#### Aim of the task:
Identify the lines containing the word "document". Copy each one.

#### Supplied material:
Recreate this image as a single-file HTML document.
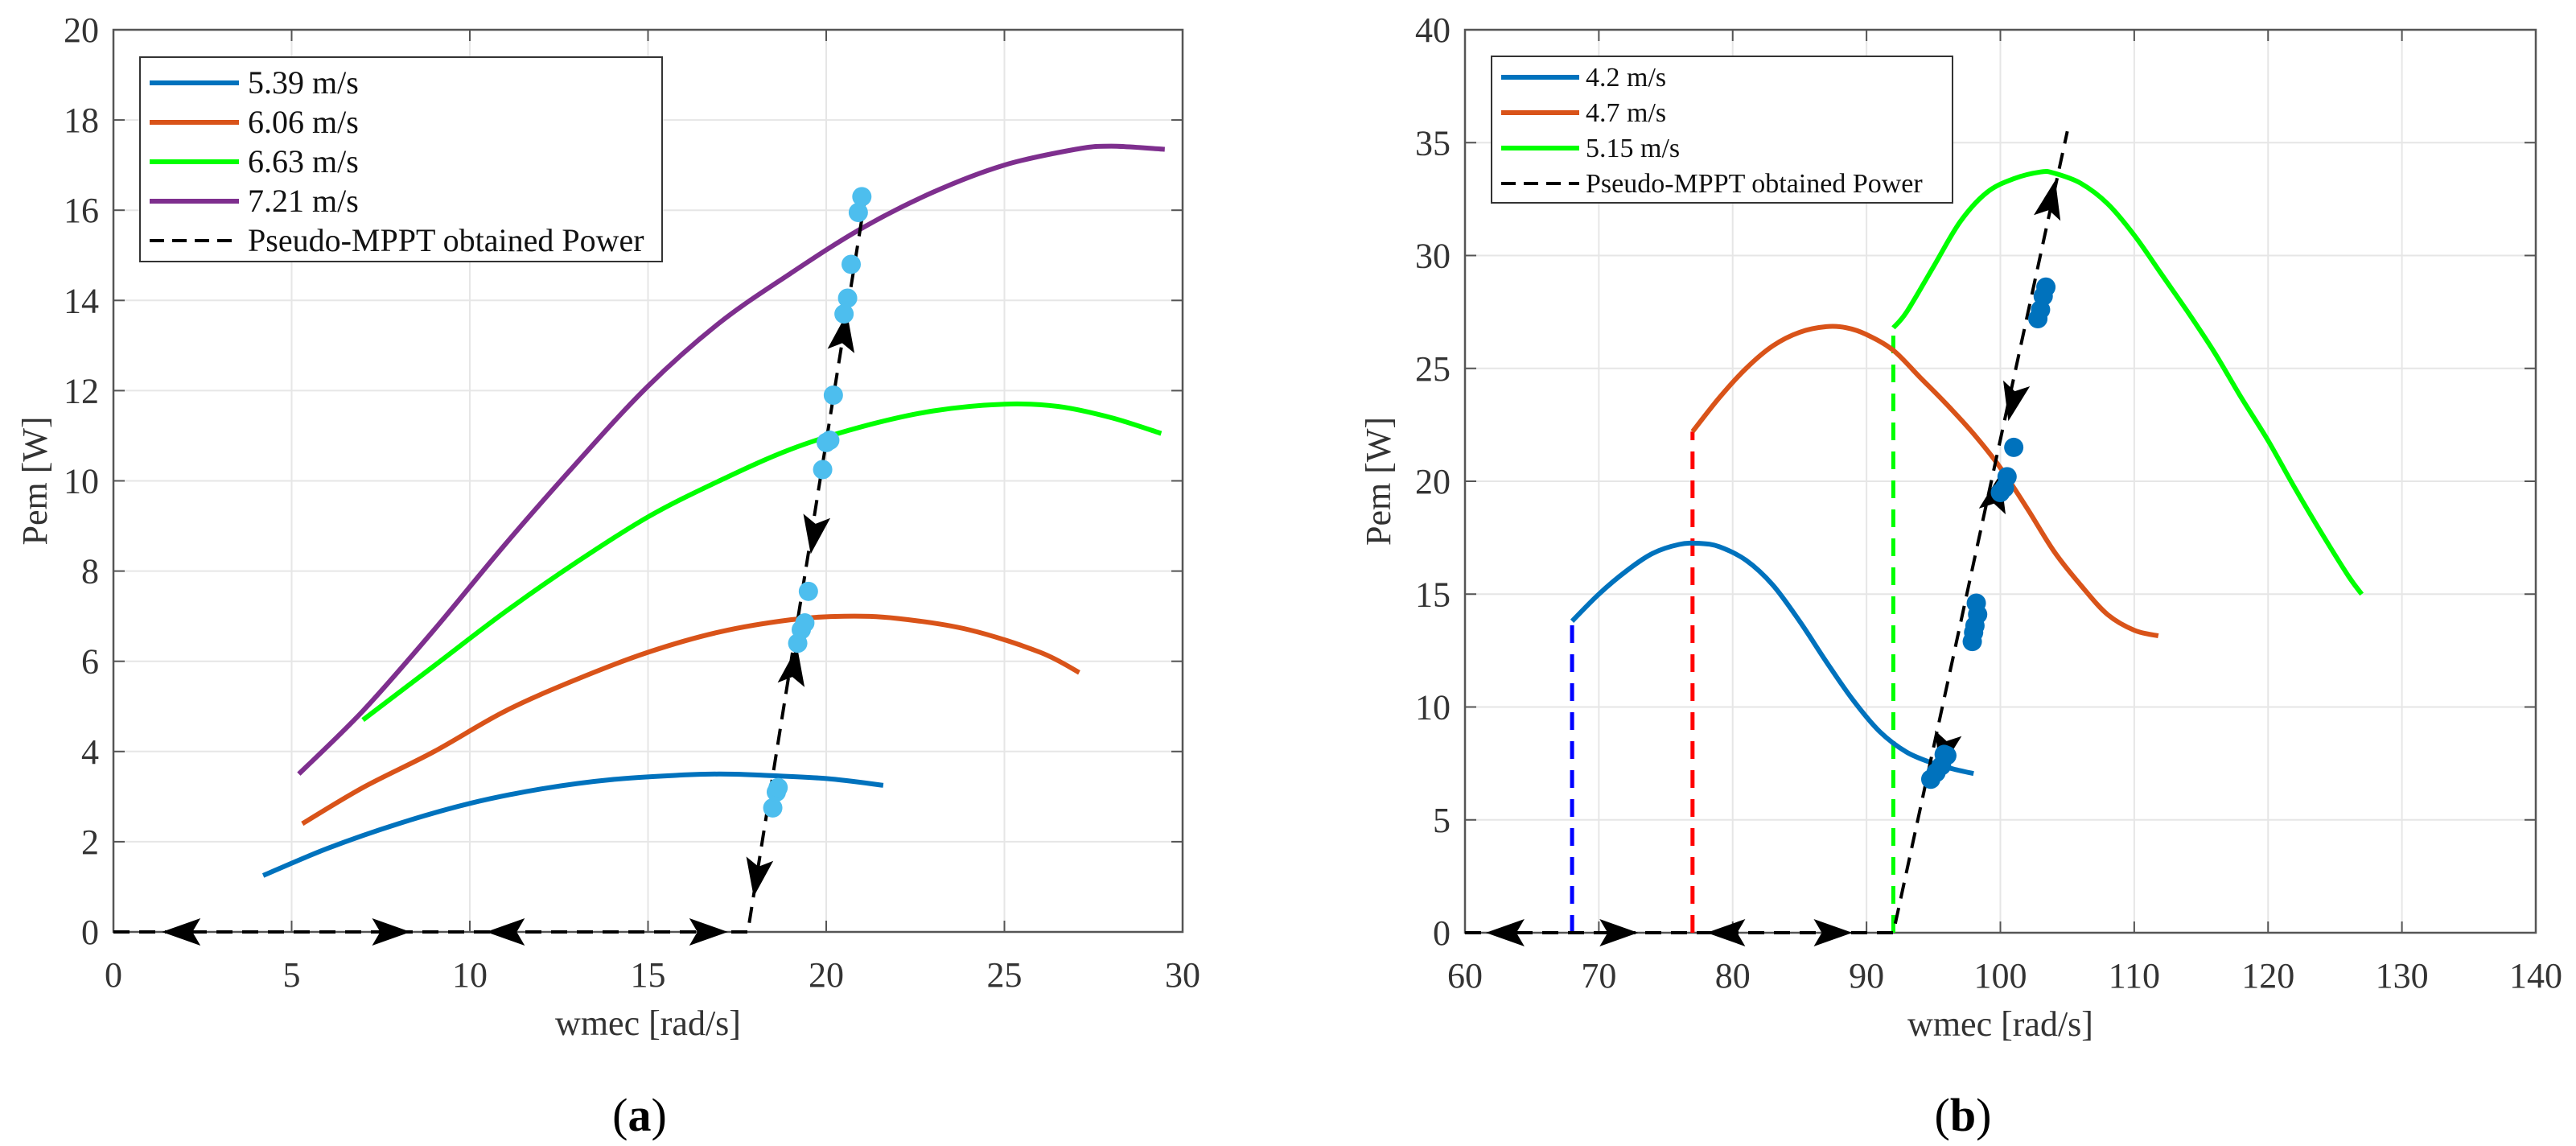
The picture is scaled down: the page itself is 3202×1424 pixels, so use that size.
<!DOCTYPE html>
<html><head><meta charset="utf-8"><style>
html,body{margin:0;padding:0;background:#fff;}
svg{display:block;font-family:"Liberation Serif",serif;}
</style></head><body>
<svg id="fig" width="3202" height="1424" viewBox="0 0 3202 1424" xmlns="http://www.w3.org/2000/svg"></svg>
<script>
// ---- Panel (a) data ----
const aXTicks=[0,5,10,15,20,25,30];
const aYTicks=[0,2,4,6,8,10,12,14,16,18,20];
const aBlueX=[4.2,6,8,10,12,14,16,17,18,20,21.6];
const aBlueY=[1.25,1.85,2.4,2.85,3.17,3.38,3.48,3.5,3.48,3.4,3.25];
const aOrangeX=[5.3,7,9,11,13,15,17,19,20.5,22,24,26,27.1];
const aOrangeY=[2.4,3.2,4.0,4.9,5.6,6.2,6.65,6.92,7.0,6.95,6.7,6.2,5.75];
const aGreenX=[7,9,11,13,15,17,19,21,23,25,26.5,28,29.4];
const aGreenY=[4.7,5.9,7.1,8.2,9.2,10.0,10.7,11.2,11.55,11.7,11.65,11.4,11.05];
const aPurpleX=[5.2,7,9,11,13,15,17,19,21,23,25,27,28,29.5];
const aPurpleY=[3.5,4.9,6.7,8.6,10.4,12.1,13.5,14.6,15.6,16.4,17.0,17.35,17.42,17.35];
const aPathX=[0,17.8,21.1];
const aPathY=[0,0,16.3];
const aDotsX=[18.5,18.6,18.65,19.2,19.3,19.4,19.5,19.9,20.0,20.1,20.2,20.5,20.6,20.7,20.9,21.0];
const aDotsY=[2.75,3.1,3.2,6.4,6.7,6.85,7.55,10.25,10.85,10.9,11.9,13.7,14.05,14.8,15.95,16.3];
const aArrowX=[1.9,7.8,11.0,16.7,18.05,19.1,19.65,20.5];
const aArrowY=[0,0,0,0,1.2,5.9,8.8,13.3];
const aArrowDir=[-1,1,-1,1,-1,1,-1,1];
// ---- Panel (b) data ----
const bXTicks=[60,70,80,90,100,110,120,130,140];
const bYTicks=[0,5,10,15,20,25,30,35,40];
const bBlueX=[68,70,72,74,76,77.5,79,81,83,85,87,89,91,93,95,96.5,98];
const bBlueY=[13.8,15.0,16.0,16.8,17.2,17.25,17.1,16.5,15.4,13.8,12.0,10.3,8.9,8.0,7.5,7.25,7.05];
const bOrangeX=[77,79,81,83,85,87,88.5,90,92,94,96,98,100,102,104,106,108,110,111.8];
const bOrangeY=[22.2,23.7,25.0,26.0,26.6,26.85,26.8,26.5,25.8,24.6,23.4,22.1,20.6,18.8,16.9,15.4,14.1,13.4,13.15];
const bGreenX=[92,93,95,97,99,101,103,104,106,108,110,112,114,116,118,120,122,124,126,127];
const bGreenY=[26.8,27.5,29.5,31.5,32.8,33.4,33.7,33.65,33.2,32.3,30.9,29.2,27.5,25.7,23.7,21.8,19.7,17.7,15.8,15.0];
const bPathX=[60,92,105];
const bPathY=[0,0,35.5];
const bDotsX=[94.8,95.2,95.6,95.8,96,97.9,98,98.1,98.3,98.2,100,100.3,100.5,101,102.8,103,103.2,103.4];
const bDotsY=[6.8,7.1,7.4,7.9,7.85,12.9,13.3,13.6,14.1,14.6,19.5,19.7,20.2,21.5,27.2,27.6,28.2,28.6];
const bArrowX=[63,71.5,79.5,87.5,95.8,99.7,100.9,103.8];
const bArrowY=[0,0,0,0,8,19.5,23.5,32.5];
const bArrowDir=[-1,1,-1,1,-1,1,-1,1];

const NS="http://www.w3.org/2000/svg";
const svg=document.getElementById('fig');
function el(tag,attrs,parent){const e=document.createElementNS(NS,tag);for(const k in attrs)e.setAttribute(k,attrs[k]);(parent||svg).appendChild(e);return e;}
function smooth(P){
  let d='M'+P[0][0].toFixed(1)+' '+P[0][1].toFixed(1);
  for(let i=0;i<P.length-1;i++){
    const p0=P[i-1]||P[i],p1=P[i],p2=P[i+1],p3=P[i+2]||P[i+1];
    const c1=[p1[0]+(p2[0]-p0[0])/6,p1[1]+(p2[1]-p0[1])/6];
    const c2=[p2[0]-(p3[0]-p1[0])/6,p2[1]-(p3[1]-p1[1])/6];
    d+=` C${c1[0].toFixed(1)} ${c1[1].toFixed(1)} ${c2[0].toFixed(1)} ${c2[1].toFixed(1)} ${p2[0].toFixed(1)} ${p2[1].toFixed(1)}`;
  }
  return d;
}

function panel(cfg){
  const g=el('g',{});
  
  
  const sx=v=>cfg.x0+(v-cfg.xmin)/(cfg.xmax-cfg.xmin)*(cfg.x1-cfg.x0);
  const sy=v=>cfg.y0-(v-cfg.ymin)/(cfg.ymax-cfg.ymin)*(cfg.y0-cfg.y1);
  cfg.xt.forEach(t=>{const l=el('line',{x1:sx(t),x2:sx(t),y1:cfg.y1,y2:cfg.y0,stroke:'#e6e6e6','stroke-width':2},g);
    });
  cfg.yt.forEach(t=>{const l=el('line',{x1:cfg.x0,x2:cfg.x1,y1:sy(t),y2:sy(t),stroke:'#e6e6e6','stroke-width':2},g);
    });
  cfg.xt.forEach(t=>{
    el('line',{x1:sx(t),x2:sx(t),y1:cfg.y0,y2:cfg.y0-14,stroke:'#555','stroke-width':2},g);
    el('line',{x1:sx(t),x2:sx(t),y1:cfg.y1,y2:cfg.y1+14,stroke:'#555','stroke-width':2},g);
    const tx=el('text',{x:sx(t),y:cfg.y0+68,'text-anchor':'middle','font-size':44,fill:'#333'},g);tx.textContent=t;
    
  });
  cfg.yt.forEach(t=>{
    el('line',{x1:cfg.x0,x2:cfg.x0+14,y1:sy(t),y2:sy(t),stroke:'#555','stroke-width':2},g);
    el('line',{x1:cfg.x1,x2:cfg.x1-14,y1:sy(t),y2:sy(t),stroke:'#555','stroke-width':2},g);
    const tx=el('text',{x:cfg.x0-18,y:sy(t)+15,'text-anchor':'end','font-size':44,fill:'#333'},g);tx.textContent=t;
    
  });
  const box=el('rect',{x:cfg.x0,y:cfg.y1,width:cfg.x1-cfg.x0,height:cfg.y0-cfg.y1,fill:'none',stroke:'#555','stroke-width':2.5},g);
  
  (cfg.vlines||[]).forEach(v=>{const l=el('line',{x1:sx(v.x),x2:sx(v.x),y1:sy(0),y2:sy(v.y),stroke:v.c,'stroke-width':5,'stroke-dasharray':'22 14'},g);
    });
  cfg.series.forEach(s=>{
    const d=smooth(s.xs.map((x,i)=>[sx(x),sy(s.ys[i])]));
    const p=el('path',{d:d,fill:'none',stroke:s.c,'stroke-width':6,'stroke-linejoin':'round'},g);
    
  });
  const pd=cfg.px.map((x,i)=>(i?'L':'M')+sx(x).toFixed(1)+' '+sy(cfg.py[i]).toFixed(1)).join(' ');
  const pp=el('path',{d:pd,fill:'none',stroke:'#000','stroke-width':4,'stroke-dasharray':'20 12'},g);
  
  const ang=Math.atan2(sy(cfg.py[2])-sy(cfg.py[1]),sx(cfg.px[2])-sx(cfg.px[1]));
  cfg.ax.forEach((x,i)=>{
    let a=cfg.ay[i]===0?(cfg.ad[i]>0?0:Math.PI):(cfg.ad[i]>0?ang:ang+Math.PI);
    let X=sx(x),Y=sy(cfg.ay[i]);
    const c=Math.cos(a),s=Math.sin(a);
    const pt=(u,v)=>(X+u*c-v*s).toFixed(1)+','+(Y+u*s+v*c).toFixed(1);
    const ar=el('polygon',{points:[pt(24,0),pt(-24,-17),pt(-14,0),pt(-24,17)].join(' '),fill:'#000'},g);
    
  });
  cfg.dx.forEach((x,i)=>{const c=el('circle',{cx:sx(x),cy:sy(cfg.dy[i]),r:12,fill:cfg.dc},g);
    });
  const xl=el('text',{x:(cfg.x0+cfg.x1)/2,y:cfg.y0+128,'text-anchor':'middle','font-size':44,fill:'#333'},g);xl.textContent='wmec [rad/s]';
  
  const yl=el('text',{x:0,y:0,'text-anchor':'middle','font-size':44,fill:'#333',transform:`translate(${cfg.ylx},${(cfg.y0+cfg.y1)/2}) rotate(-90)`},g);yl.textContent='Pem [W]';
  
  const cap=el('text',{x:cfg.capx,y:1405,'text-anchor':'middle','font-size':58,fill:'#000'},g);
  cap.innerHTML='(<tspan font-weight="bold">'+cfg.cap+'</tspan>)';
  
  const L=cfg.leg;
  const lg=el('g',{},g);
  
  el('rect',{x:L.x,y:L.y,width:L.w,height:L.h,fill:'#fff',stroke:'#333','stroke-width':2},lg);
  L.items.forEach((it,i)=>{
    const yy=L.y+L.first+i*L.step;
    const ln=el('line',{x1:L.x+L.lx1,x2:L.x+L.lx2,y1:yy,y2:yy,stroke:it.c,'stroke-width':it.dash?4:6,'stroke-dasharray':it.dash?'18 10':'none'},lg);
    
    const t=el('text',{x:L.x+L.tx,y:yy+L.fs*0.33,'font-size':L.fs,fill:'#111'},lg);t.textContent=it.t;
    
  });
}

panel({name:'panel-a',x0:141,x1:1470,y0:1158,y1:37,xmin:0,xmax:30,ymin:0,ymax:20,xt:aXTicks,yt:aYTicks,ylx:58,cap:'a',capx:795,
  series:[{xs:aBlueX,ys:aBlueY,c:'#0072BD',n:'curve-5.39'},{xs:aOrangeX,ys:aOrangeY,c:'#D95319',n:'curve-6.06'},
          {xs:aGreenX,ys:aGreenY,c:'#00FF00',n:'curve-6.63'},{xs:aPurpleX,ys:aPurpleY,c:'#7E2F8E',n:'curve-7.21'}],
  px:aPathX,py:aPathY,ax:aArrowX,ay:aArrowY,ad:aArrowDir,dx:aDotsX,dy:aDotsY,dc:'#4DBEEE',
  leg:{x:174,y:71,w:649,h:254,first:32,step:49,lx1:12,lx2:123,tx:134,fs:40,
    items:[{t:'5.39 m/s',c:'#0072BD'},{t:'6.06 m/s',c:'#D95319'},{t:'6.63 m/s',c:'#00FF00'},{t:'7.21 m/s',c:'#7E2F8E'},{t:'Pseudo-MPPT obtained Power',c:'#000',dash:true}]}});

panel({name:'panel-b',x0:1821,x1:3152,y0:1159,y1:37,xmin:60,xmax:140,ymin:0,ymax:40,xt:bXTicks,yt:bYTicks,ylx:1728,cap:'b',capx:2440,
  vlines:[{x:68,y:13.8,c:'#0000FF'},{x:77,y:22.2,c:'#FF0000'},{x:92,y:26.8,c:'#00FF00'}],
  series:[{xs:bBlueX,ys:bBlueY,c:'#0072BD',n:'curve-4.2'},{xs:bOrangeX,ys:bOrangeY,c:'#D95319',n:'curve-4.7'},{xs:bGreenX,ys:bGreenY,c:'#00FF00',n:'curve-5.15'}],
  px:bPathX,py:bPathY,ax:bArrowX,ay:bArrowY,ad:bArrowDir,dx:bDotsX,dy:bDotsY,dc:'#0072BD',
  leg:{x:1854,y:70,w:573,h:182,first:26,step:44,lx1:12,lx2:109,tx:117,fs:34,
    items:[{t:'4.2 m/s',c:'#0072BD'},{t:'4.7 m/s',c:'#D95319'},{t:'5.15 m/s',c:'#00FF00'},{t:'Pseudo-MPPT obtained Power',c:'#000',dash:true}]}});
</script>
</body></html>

#### The result:
Recreate this image as a single-file HTML document.
const svg=document.getElementById('fig');
function el(tag,attrs,parent){const e=document.createElementNS(NS,tag);for(const k in attrs)e.setAttribute(k,attrs[k]);(parent||svg).appendChild(e);return e;}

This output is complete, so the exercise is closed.